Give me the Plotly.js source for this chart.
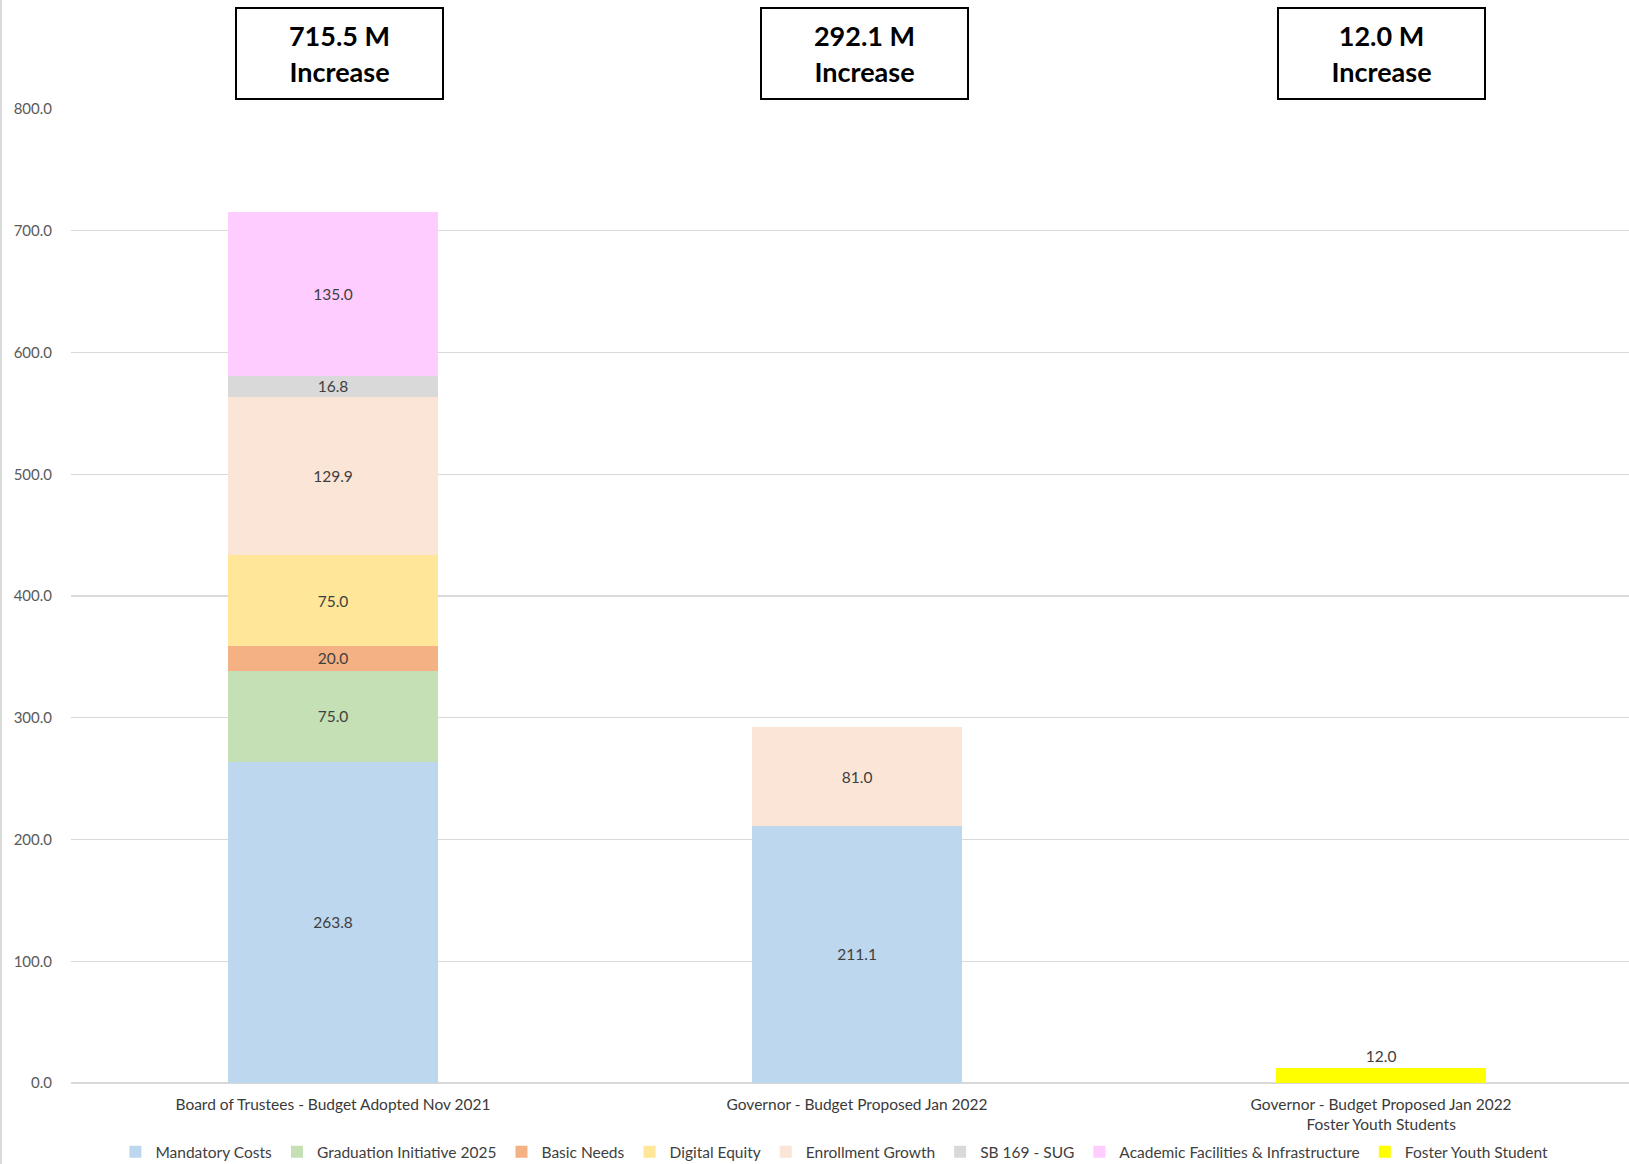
<!DOCTYPE html>
<html>
<head>
<meta charset="utf-8">
<script src="https://cdn.plot.ly/plotly-3.0.1.min.js"></script>
<style>
  html, body { margin: 0; padding: 0; background: #fff; }
  #wrap { position: relative; width: 1629px; height: 1164px; overflow: hidden; }
  #edge { position: absolute; left: 0; top: 0; width: 2px; height: 1164px; background: #d9d9d9; z-index: 5; }
  #chart { width: 1629px; height: 1164px; }
</style>
</head>
<body>
<div id="wrap"><div id="edge"></div><div id="chart"></div></div>
<script>
// ---- data ----
const categories = [
  "Board of Trustees - Budget Adopted Nov 2021",
  "Governor - Budget Proposed Jan 2022",
  "Governor - Budget Proposed Jan 2022<br>Foster Youth Students"
];
const seriesNames = [
  "Mandatory Costs", "Graduation Initiative 2025", "Basic Needs", "Digital Equity",
  "Enrollment Growth", "SB 169 - SUG", "Academic Facilities & Infrastructure", "Foster Youth Student"
];
const mandatoryCosts = [263.8, 211.1, null];
const graduationInitiative = [75.0, null, null];
const basicNeeds = [20.0, null, null];
const digitalEquity = [75.0, null, null];
const enrollmentGrowth = [129.9, 81.0, null];
const sb169 = [16.8, null, null];
const academicFacilities = [135.0, null, null];
const fosterYouth = [null, null, 12.0];
const yTicks = [0, 100, 200, 300, 400, 500, 600, 700, 800];

// ---- styles ----
const colors = ["#BDD7EE", "#C5E0B4", "#F4B183", "#FFE699", "#FBE5D6", "#D9D9D9", "#FFCCFF", "#FFFF00"];
const seriesValues = [mandatoryCosts, graduationInitiative, basicNeeds, digitalEquity,
  enrollmentGrowth, sb169, academicFacilities, fosterYouth];
const FONT = "Lato, 'Open Sans', sans-serif";

const traces = seriesValues.map((vals, i) => ({
  type: "bar",
  name: seriesNames[i],
  x: categories,
  y: vals,
  marker: { color: colors[i], line: { width: 0 } },
  texttemplate: "%{y:.1f}",
  textposition: i === seriesValues.length - 1 ? "outside" : "inside",
  insidetextanchor: "middle",
  constraintext: "none",
  textfont: { family: FONT, size: 15.5, color: "#404040" },
  outsidetextfont: { family: FONT, size: 15.5, color: "#404040" },
  cliponaxis: false,
  hoverinfo: "skip"
}));

const totals = categories.map((c, ci) =>
  seriesValues.reduce((s, arr) => s + (arr[ci] || 0), 0));
const xShifts = [6, 7, 0];

const annotations = categories.map((c, ci) => ({
  xref: "x", yref: "paper",
  x: c, y: 1, yanchor: "middle", xanchor: "center",
  yshift: 56, xshift: xShifts[ci],
  text: "<b>" + totals[ci].toFixed(1) + " M<br>Increase</b>",
  showarrow: false,
  font: { family: FONT, size: 27, color: "#000" },
  bordercolor: "#000", borderwidth: 2, borderpad: 0,
  bgcolor: "#fff",
  width: 205, height: 89
}));

const layout = {
  width: 1629, height: 1164,
  margin: { l: 71, r: 0, t: 109, b: 81, autoexpand: false },
  paper_bgcolor: "#fff", plot_bgcolor: "#fff",
  barmode: "stack",
  bargap: 0.6,
  font: { family: FONT, color: "#595959" },
  showlegend: true,
  legend: {
    orientation: "h", x: 0.49, xanchor: "center", y: -0.071, yanchor: "middle",
    font: { family: FONT, size: 15.5, color: "#404040" },
    traceorder: "normal",
    itemwidth: 30,
    itemclick: false
  },
  xaxis: {
    type: "category",
    range: [-0.5, 2.473],
    automargin: false,
    showgrid: false, zeroline: false, showline: false,
    ticks: "",
    ticklabelstandoff: 10,
    tickfont: { family: FONT, size: 15.5, color: "#3a3a3a" },
    fixedrange: true
  },
  yaxis: {
    range: [0, 800],
    automargin: false,
    tickvals: yTicks,
    tickformat: ".1f",
    showgrid: true, gridcolor: "#D9D9D9", gridwidth: 1.3,
    zeroline: true, zerolinecolor: "#D9D9D9", zerolinewidth: 1.5,
    showline: false, ticks: "",
    ticklabelstandoff: 18,
    tickfont: { family: FONT, size: 15, color: "#595959" },
    fixedrange: true
  },
  annotations: annotations
};

Plotly.newPlot("chart", traces, layout, { displayModeBar: false, staticPlot: true });
</script>
</body>
</html>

--

» Set task
Exactly as written, please give again the lines from the beginning of the listing through the line containing "600, 700, 800];", inclusive, without any pictures.

» Correct response
Give me the Plotly.js source for this chart.
<!DOCTYPE html>
<html>
<head>
<meta charset="utf-8">
<script src="https://cdn.plot.ly/plotly-3.0.1.min.js"></script>
<style>
  html, body { margin: 0; padding: 0; background: #fff; }
  #wrap { position: relative; width: 1629px; height: 1164px; overflow: hidden; }
  #edge { position: absolute; left: 0; top: 0; width: 2px; height: 1164px; background: #d9d9d9; z-index: 5; }
  #chart { width: 1629px; height: 1164px; }
</style>
</head>
<body>
<div id="wrap"><div id="edge"></div><div id="chart"></div></div>
<script>
// ---- data ----
const categories = [
  "Board of Trustees - Budget Adopted Nov 2021",
  "Governor - Budget Proposed Jan 2022",
  "Governor - Budget Proposed Jan 2022<br>Foster Youth Students"
];
const seriesNames = [
  "Mandatory Costs", "Graduation Initiative 2025", "Basic Needs", "Digital Equity",
  "Enrollment Growth", "SB 169 - SUG", "Academic Facilities & Infrastructure", "Foster Youth Student"
];
const mandatoryCosts = [263.8, 211.1, null];
const graduationInitiative = [75.0, null, null];
const basicNeeds = [20.0, null, null];
const digitalEquity = [75.0, null, null];
const enrollmentGrowth = [129.9, 81.0, null];
const sb169 = [16.8, null, null];
const academicFacilities = [135.0, null, null];
const fosterYouth = [null, null, 12.0];
const yTicks = [0, 100, 200, 300, 400, 500, 600, 700, 800];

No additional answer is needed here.